There are just so many things wrong with these letters it's unbelievable. The MP suggest we pay for fertility treatment ourselves (well, duh! of course we would if we could! we're not all BMW owners). I don't particularly feel like divulging all our financial concerns to him, I mean, I think I've been pretty honest so far. Told him about our fertility problems for godsake.

Then there is the Minister of Health politely passing-the-buck back to the local health board. Who don't offer fertility services. Oh, yeah, and I consider it pretty insulting the way he has just parroted off some crap about FSH... there is nothing wrong with my FSH. Get with the picture and stop telling me useless pieces of information.

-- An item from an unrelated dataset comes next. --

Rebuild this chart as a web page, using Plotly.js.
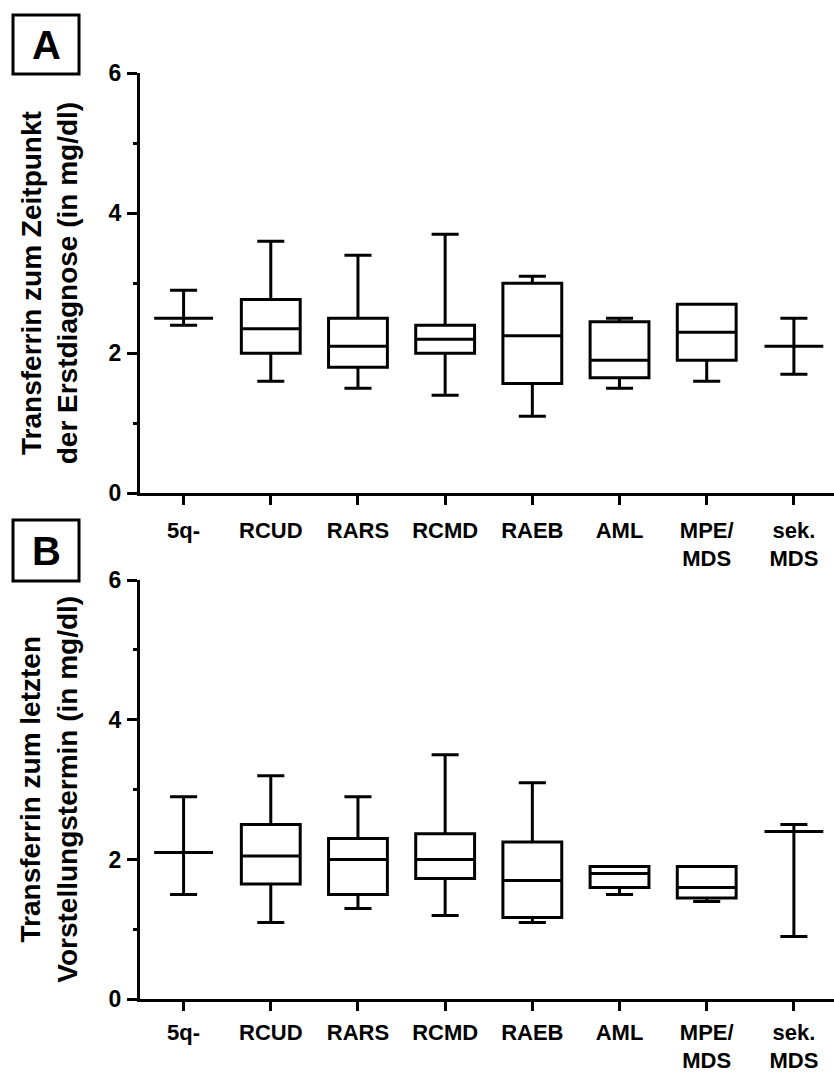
<!DOCTYPE html>
<html>
<head>
<meta charset="utf-8">
<script src="https://cdn.plot.ly/plotly-3.0.1.min.js"></script>
<style>html,body{margin:0;padding:0;background:#fff;}#chart{width:834px;height:1075px;}</style>
</head>
<body>
<div id="chart"></div>
<script>
// Categories and tick labels
const categories = ['5q-', 'RCUD', 'RARS', 'RCMD', 'RAEB', 'AML', 'MPE/MDS', 'sek. MDS'];
const tickLabels = ['5q-', 'RCUD', 'RARS', 'RCMD', 'RAEB', 'AML', 'MPE/<br>MDS', 'sek.<br>MDS'];
const yMajorTicks = [0, 2, 4, 6];
const yMinorTicks = [1, 3, 5];

// Panel A: Transferrin at first diagnosis (mg/dl)
const aLower  = [2.4, 1.6, 1.5, 1.4, 1.1, 1.5, 1.6, 1.7];
const aQ1     = [2.5, 2.0, 1.8, 2.0, 1.57, 1.65, 1.9, 2.1];
const aMedian = [2.5, 2.35, 2.1, 2.2, 2.25, 1.9, 2.3, 2.1];
const aQ3     = [2.5, 2.77, 2.5, 2.4, 3.0, 2.45, 2.7, 2.1];
const aUpper  = [2.9, 3.6, 3.4, 3.7, 3.1, 2.5, 2.7, 2.5];

// Panel B: Transferrin at last visit (mg/dl)
const bLower  = [1.5, 1.1, 1.3, 1.2, 1.1, 1.5, 1.4, 0.9];
const bQ1     = [2.1, 1.65, 1.5, 1.73, 1.17, 1.6, 1.45, 2.4];
const bMedian = [2.1, 2.05, 2.0, 2.0, 1.7, 1.8, 1.6, 2.4];
const bQ3     = [2.1, 2.5, 2.3, 2.37, 2.25, 1.9, 1.9, 2.4];
const bUpper  = [2.9, 3.2, 2.9, 3.5, 3.1, 1.9, 1.9, 2.5];

const W = 834, H = 1075;
const px = v => v / W;
const py = v => 1 - v / H;

// panel pixel extents (top = value 6, bottom = value 0)
const A_TOP = 73.3, A_BOT = 493.3;
const B_TOP = 580, B_BOT = 999.3;

const boxStyle = {
  type: 'box',
  boxpoints: false,
  width: 0.675,
  whiskerwidth: 0.46,
  fillcolor: 'rgba(255,255,255,0)',
  line: {color: '#000', width: 3},
  hoverinfo: 'skip',
  showlegend: false
};

const traces = [
  Object.assign({}, boxStyle, {
    x: categories, lowerfence: aLower, q1: aQ1, median: aMedian, q3: aQ3, upperfence: aUpper,
    xaxis: 'x', yaxis: 'y'
  }),
  Object.assign({}, boxStyle, {
    x: categories, lowerfence: bLower, q1: bQ1, median: bMedian, q3: bQ3, upperfence: bUpper,
    xaxis: 'x2', yaxis: 'y2'
  })
];

const tickFont = {family: 'Liberation Sans, Arial, sans-serif', size: 22, color: '#000', weight: 700};
const yTickFont = {family: 'Liberation Sans, Arial, sans-serif', size: 23, color: '#000', weight: 700};

function xAxis(anchor, standoff) {
  return {
    type: 'category',
    domain: [px(140), 1],
    range: [-0.5, 7.46],
    anchor: anchor,
    showline: true, linecolor: '#000', linewidth: 3,
    showgrid: false, zeroline: false,
    ticks: 'outside', ticklen: 9, tickwidth: 3, tickcolor: '#000',
    tickmode: 'array', tickvals: categories, ticktext: tickLabels,
    tickfont: tickFont,
    ticklabelstandoff: standoff,
    tickangle: 0,
    fixedrange: true
  };
}
function yAxis(anchor, top, bottom) {
  return {
    domain: [py(bottom), py(top)],
    range: [0, 6],
    anchor: anchor,
    showline: true, linecolor: '#000', linewidth: 3,
    showgrid: false, zeroline: false,
    ticks: 'outside', ticklen: 10, tickwidth: 3, tickcolor: '#000',
    tickmode: 'array', tickvals: yMajorTicks,
    tickfont: yTickFont,
    ticklabelstandoff: 1,
    fixedrange: true
  };
}
// Overlay axis carrying only the short (minor) ticks at odd values
function yMinorAxis(base, anchor, top, bottom) {
  return {
    overlaying: base,
    domain: [py(bottom), py(top)],
    range: [0, 6],
    anchor: anchor,
    side: 'left',
    showline: false, showgrid: false, zeroline: false,
    ticks: 'outside', ticklen: 6, tickwidth: 3, tickcolor: '#000',
    tickmode: 'array', tickvals: yMinorTicks,
    showticklabels: false,
    fixedrange: true
  };
}

const titleFont = {family: 'Liberation Sans, Arial, sans-serif', size: 28, color: '#000', weight: 700};
const letterFont = {family: 'Liberation Sans, Arial, sans-serif', size: 40, color: '#000', weight: 700};

const layout = {
  width: W, height: H,
  margin: {l: 0, r: 0, t: 0, b: 0},
  paper_bgcolor: '#fff', plot_bgcolor: '#fff',
  xaxis: xAxis('y', 6),
  yaxis: yAxis('x', A_TOP, A_BOT),
  xaxis2: xAxis('y2', 2),
  yaxis2: yAxis('x2', B_TOP, B_BOT),
  yaxis3: yMinorAxis('y', 'x', A_TOP, A_BOT),
  yaxis4: yMinorAxis('y2', 'x2', B_TOP, B_BOT),
  shapes: [
    {type: 'rect', xref: 'paper', yref: 'paper', x0: px(13), x1: px(79), y0: py(15), y1: py(74), line: {color: '#000', width: 3}},
    {type: 'rect', xref: 'paper', yref: 'paper', x0: px(13), x1: px(79), y0: py(520), y1: py(581), line: {color: '#000', width: 3}}
  ],
  annotations: [
    {text: 'A', xref: 'paper', yref: 'paper', x: px(46), y: py(45), xanchor: 'center', yanchor: 'middle', showarrow: false, font: letterFont},
    {text: 'B', xref: 'paper', yref: 'paper', x: px(46), y: py(551), xanchor: 'center', yanchor: 'middle', showarrow: false, font: letterFont},
    {text: 'Transferrin zum Zeitpunkt<br>der Erstdiagnose (in mg/dl)', xref: 'paper', yref: 'paper',
     x: px(49), y: py((A_TOP + A_BOT) / 2), xanchor: 'center', yanchor: 'middle', textangle: -90, showarrow: false, font: titleFont},
    {text: 'Transferrin zum letzten<br>Vorstellungstermin (in mg/dl)', xref: 'paper', yref: 'paper',
     x: px(49), y: py((B_TOP + B_BOT) / 2), xanchor: 'center', yanchor: 'middle', textangle: -90, showarrow: false, font: titleFont}
  ]
};

// Invisible helper traces so the overlay tick axes are drawn
traces.push({type: 'scatter', x: [categories[0]], y: [0], xaxis: 'x', yaxis: 'y3', mode: 'markers',
             marker: {opacity: 0}, hoverinfo: 'skip', showlegend: false});
traces.push({type: 'scatter', x: [categories[0]], y: [0], xaxis: 'x2', yaxis: 'y4', mode: 'markers',
             marker: {opacity: 0}, hoverinfo: 'skip', showlegend: false});

Plotly.newPlot('chart', traces, layout, {displayModeBar: false, staticPlot: true});
</script>
</body>
</html>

It's so reassuring to know that when the clinic gets it wrong, you can't actually get results from the government, because "clinicians make the decisions". And who monitors them, eh??

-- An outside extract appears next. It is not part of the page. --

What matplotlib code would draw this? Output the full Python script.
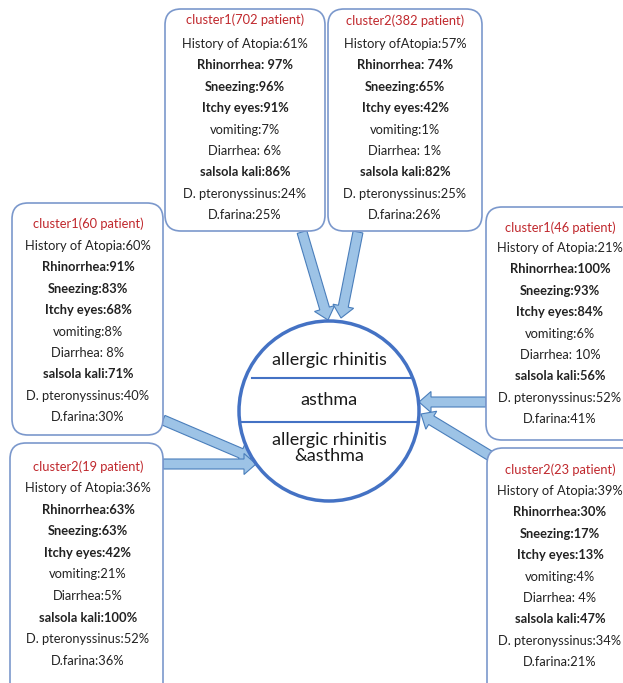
"""
plot.py - cluster summary diagram around the allergic rhinitis / asthma circle.
"""
import matplotlib
matplotlib.use("Agg")
import matplotlib.pyplot as plt
from matplotlib.patches import FancyBboxPatch, Circle, FancyArrow

plt.rcParams["font.family"] = ["Lato", "DejaVu Sans"]

# ---- data -------------------------------------------------------------
TITLES = ["cluster1(702 patient)", "cluster2(382 patient)",
          "cluster1(60 patient)", "cluster2(19 patient)",
          "cluster1(46 patient)", "cluster2(23 patient)"]

LABELS = ["History of Atopia:", "Rhinorrhea:", "Sneezing:", "Itchy eyes:",
          "vomiting:", "Diarrhea: ", "salsola kali:", "D. pteronyssinus:",
          "D.farina:"]
BOLD = [False, True, True, True, False, False, True, False, False]

pct_702 = [61, 97, 96, 91, 7, 6, 86, 24, 25]
pct_382 = [57, 74, 65, 42, 1, 1, 82, 25, 26]
pct_60 = [60, 91, 83, 68, 8, 8, 71, 40, 30]
pct_19 = [36, 63, 63, 42, 21, 5, 100, 52, 36]
pct_46 = [21, 100, 93, 84, 6, 10, 56, 52, 41]
pct_23 = [39, 30, 17, 13, 4, 4, 47, 34, 21]

# small spelling quirks of the original boxes
labels_702 = LABELS[:1] + ["Rhinorrhea: "] + LABELS[2:]
labels_382 = ["History ofAtopia:", "Rhinorrhea: "] + LABELS[2:]
labels_19 = LABELS[:5] + ["Diarrhea:"] + LABELS[6:]

CIRCLE_TEXT = ["allergic rhinitis", "asthma", "allergic rhinitis\n&asthma"]

# ---- layout (pixel space, y down) --------------------------------------
W, H = 623, 683
BLUE = "#4472c4"
BOX_EDGE = "#7b98cc"
ARROW_FACE = "#9dc3e6"
ARROW_EDGE = "#4a7ebb"
RED = "#c0282d"
FS = 9.3

# (x0, y0, x1, y1, text centre x, title y, first line y, line step)
boxes = [
    (pct_702, labels_702, TITLES[0], (165, 9, 325, 231), 245, 20, 44, 21.4),
    (pct_382, labels_382, TITLES[1], (328, 9, 482, 231), 405, 21, 44, 21.4),
    (pct_60, LABELS, TITLES[2], (12, 203, 163, 435), 88, 224, 246, 21.4),
    (pct_19, labels_19, TITLES[3], (10, 443, 163, 700), 88, 467, 488, 21.6),
    (pct_46, LABELS, TITLES[4], (486, 207, 650, 440), 560, 228, 248, 21.4),
    (pct_23, LABELS, TITLES[5], (487, 448, 650, 700), 560, 470, 491, 21.4),
]

fig = plt.figure(figsize=(W / 100, H / 100), dpi=100)
ax = fig.add_axes([0, 0, 1, 1])
ax.set_xlim(0, W); ax.set_ylim(H, 0); ax.axis("off")

for vals, labs, title, (x0, y0, x1, y1), cx, ty, ly, step in boxes:
    ax.add_patch(FancyBboxPatch((x0 + 12, y0 + 12), x1 - x0 - 24, y1 - y0 - 24,
                                boxstyle="round,pad=12,rounding_size=16",
                                fc="white", ec=BOX_EDGE, lw=1.2, zorder=2))
    ax.text(cx, ty, title, color=RED, fontsize=FS, ha="center", va="center",
            zorder=3)
    for i, (lab, v, b) in enumerate(zip(labs, vals, BOLD)):
        ax.text(cx, ly + i * step, f"{lab}{v}%", fontsize=FS,
                fontweight="bold" if b else "normal", color="#222222",
                ha="center", va="center", zorder=3)

# arrows: (start x, start y, end x, end y)
arrows = [(302, 232, 328, 320), (358, 232, 341, 318),
          (163, 420, 252, 458), (163, 464, 256, 464),
          (486, 402, 419, 402), (497, 460, 421, 414)]
for sx, sy, ex, ey in arrows:
    ax.add_patch(FancyArrow(sx, sy, ex - sx, ey - sy, width=10, head_width=21,
                            head_length=12, length_includes_head=True,
                            fc=ARROW_FACE, ec=ARROW_EDGE, lw=0.8, zorder=1))

# centre circle
ccx, ccy, r = 329, 411, 90
ax.add_patch(Circle((ccx, ccy), r, fc="white", ec=BLUE, lw=2.5, zorder=4))
ax.plot([252, 410], [378, 378], color=BLUE, lw=1.5, zorder=5)
ax.plot([241, 416], [422, 422], color=BLUE, lw=1.5, zorder=5)
for t, y in zip(CIRCLE_TEXT, [360, 400, 448]):
    ax.text(ccx, y, t, fontsize=13, ha="center", va="center", color="#1a1a1a",
            linespacing=1.0, zorder=6)

fig.savefig("out.png", dpi=100, facecolor="white")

And I especially like the way that no one has taken notice of the fact that there is actually more than one issue for us here:


  1. in our case, a 3 year wait is a penalty. We are being penalised for my husband having done the socially upstanding thing of having a vasectomy in his previous relationship. There is no medical reason for a 3 year wait (with unexplained infertility, waiting 3 years = 80% chance that the couple will have conceived naturally). In fact, for us it increases the chance of my having a child with Down's syndrome, or having complications, or dying in childbirth. (we will be eligible for public funding in September 2012, I will have clicked over 30yrs. We will still have an 18 month waiting list after that. The earliest I could become a Mum is 2014 or 2015, it may even be 2016. I better bloody have my flying car by then, cos that's the future.)
  2. the incredibly bad and uncaring way in which the Hamilton FA clinic has treated us, like we are second rate citizens
  3. the way the CPAC form is engineered against us, specifically designed to deny us the right to have a family. It is discriminatory. The points are not deducted for having a sterilisation, or something logical like that, which I could understand. No, the 30 (!) points we lost were because of a catch-22 situation where the have to engineer a "when did your infertility begin?" date, so they base it on the first time you saw a doctor for infertility. This totally discounts 7 years of my life where I've wished for a child.
  4. the CPAC form does not take the male-partner's age into account, only the female's. This is unfair and discriminatory. In our case it especially important as my husband and I have a significant age difference.
  5. How the Government did not accept the recommendations of the advisory panel, to set the CPAC threshold at 55 (which would mean we qualify) and instead set it at 65. Money. Always money. And since infertility in basically an invisible disease, there is no massive groundswell of support, say like for breast cancer, or diabetes.
  6. the way that the GP and then the OB/GYN both took our money and did loads of invasive tests, only to refer us to the fertility clinic at the very last minute, wasting valuable time. NZ patients are actually allowed to self-refer to fertility clinics. No one told us.
  7. The fertility clinic for insisting that I have an unnecessary operation, and the stupid OB/GYN for taking plenty of public health money to perform the operation.
  8. that there is no regulating body where I can take a complaint regarding the paperwork side of the fertility industry.
  9. the sheer injustice of the situation, how bloody unfair and illogical it is, how it's put my life on hold, how it invades my every waking moment :(
So Hubby and I have made a decision. We will make one last attempt with the letter-writing and shit. And then leave it. Because, honestly, no-one cares. I've been crying every night this week and it doesn't make anything better. I can write emails and letters to everyone until I'm blue in the face. But nothing is working. No one will help. Or no one can help. It's useless. But I will try one last time.

Please excuse my foul language. I am in a bad way.